▶ _DATA EXTRACT_:
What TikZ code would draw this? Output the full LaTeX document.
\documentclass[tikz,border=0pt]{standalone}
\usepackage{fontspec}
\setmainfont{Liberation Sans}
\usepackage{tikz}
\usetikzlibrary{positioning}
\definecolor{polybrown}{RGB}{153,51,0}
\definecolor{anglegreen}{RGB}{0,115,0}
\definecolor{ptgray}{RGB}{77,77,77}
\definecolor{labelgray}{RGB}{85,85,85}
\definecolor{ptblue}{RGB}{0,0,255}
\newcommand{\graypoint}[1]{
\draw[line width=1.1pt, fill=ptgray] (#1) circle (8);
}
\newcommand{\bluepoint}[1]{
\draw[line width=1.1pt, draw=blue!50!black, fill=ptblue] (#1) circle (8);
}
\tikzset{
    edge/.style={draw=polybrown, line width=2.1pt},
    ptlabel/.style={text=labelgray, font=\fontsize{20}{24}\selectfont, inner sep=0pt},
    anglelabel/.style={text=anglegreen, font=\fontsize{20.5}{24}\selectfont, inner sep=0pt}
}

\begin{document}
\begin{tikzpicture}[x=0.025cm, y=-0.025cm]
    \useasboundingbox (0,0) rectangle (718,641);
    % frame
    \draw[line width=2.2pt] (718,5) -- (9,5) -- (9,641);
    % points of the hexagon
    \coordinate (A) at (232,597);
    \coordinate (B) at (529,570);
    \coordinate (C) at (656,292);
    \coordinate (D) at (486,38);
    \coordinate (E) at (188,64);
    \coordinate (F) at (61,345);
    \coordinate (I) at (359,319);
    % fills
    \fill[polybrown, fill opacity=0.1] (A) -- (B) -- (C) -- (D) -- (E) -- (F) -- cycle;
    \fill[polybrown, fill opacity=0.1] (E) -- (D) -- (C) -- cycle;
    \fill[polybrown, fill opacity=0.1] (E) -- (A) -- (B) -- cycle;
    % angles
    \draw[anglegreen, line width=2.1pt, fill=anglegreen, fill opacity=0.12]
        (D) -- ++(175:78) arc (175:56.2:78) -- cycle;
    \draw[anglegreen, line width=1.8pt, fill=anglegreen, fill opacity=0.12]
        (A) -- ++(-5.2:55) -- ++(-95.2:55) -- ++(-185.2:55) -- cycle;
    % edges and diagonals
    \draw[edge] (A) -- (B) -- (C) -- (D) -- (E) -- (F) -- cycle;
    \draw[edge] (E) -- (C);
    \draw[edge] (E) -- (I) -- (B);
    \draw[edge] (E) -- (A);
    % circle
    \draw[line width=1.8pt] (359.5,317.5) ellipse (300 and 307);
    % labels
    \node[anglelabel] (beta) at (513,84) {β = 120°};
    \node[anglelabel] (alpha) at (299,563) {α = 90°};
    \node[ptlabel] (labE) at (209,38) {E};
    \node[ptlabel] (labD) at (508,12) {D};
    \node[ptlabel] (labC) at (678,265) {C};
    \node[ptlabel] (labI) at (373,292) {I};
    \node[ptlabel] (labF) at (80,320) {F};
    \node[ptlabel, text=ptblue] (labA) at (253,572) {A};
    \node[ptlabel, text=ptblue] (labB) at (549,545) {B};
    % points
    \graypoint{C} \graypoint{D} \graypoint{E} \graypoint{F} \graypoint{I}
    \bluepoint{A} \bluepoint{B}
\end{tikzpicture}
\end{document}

==

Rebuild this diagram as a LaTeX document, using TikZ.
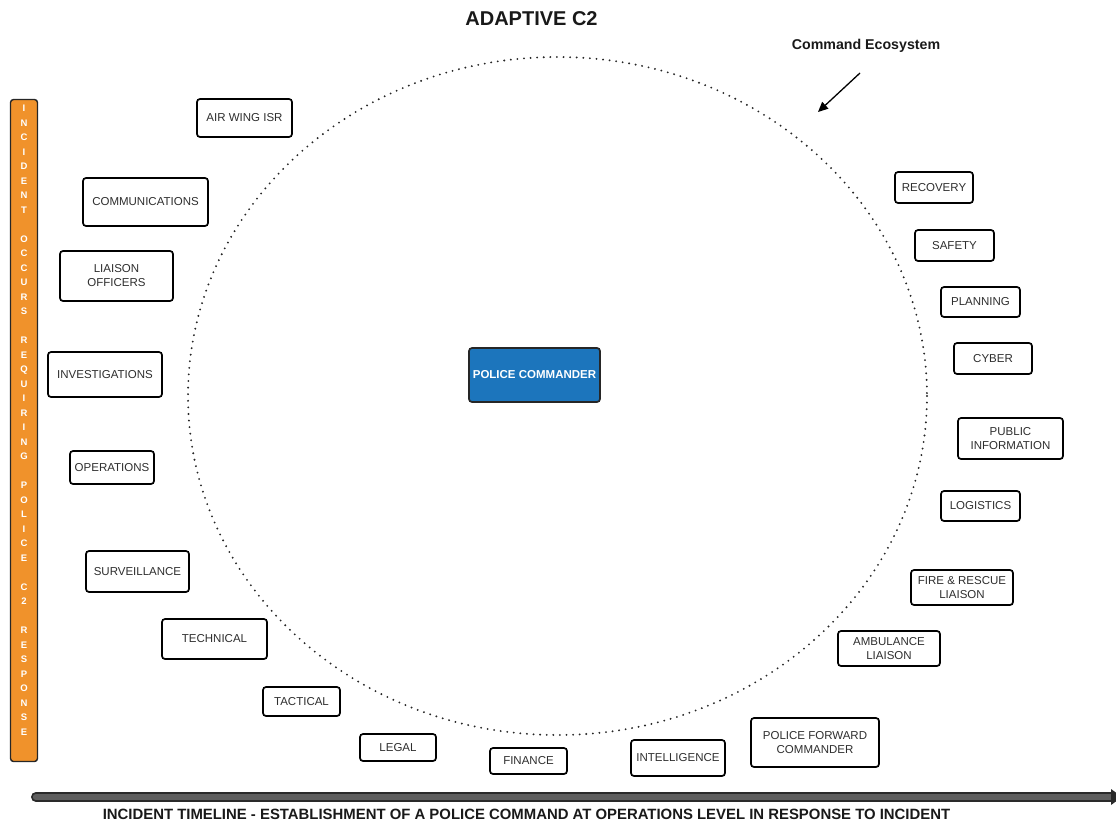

▶ _YOUR GOAL_: Read through the entries and copy every line that includes "draw".

▶ _TASK RESULT_:
What TikZ code would draw this? Output the full LaTeX document.
\draw[line width=1.1pt, fill=ptgray] (#1) circle (8);
\draw[line width=1.1pt, draw=blue!50!black, fill=ptblue] (#1) circle (8);
    edge/.style={draw=polybrown, line width=2.1pt},
    \draw[line width=2.2pt] (718,5) -- (9,5) -- (9,641);
    \draw[anglegreen, line width=2.1pt, fill=anglegreen, fill opacity=0.12]
    \draw[anglegreen, line width=1.8pt, fill=anglegreen, fill opacity=0.12]
    \draw[edge] (A) -- (B) -- (C) -- (D) -- (E) -- (F) -- cycle;
    \draw[edge] (E) -- (C);
    \draw[edge] (E) -- (I) -- (B);
    \draw[edge] (E) -- (A);
    \draw[line width=1.8pt] (359.5,317.5) ellipse (300 and 307);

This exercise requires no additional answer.